We are seeing a bizarre and unexplained phenomenon with ZeroMQ on Windows 7, sending messages over TCP.( Or over inproc, as ZeroMQ uses TCP internally for signalling, on Windows ).

The phenomenon is that the first 500 messages arrive slower and slower, with latency rising steadily. Then latency drops and messages arrive consistently rapidly, except for spikes caused by CPU/network contention.

The issue is described here: https://github.com/zeromq/libzmq/issues/1608

It is consistently 500 messages. If we send without a delay, then messages are batched so we see the phenomenon stretch over several thousand sends. If we delay between sends, we see the graph more clearly. Even delaying as much as 50-100 msec between sends does not change things.

Message size is also irrelevant. I've tested with 10-byte messages and 10K messages, with the same results.

The maximum latency is always 2 msec (2,000 usec).

On Linux boxes we do not see this phenomenon.

What we'd like to do is eliminate this initial curve, so messages leave on a fresh connection with their normal low latency (around 20-100 usec).

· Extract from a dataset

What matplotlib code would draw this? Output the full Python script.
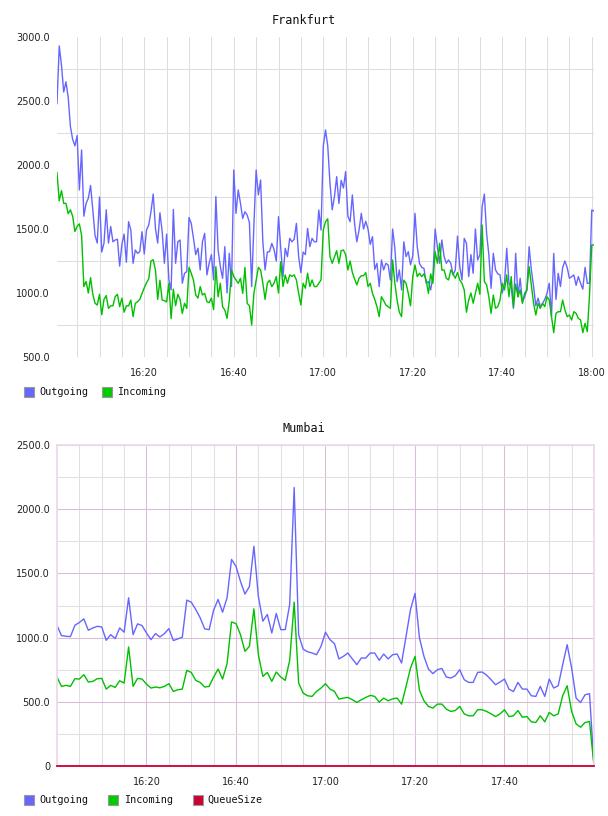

Update: the issue does not show on Windows 10 nor 8. It seems to happen only on Windows 7.

回答1:

We've found the cause and a workaround. This is a general issue with all TCP activity on Windows 7 (at least) caused by buffering at the receiver side. You can find some hints on line under "TCP slow start."

On a new connection, or if there connection is idle for (I think) 150 msec or more, the receiver buffers incoming packets and does not provide these to the application, until the receive buffer is full and/or some timeout expires (it's unclear).

Our workaround in ZeroMQ, where we are using TCP sockets for interthread signalling, is to send a dummy chunk of data on new signal pairs. This forces the TCP stack to work "normally" and we then see consistent latencies of around 100-150 usec.

I'm not sure whether this is generally useful; for most applications it's profitable to wait a little on reception, so the TCP stack can deliver more to the calling application.

However for apps that send many small messages, this workaround may be helpful.

Note that if the connection is idle, the slow start happens again, so connections should heartbeat every 100 msec or so, if this is critical.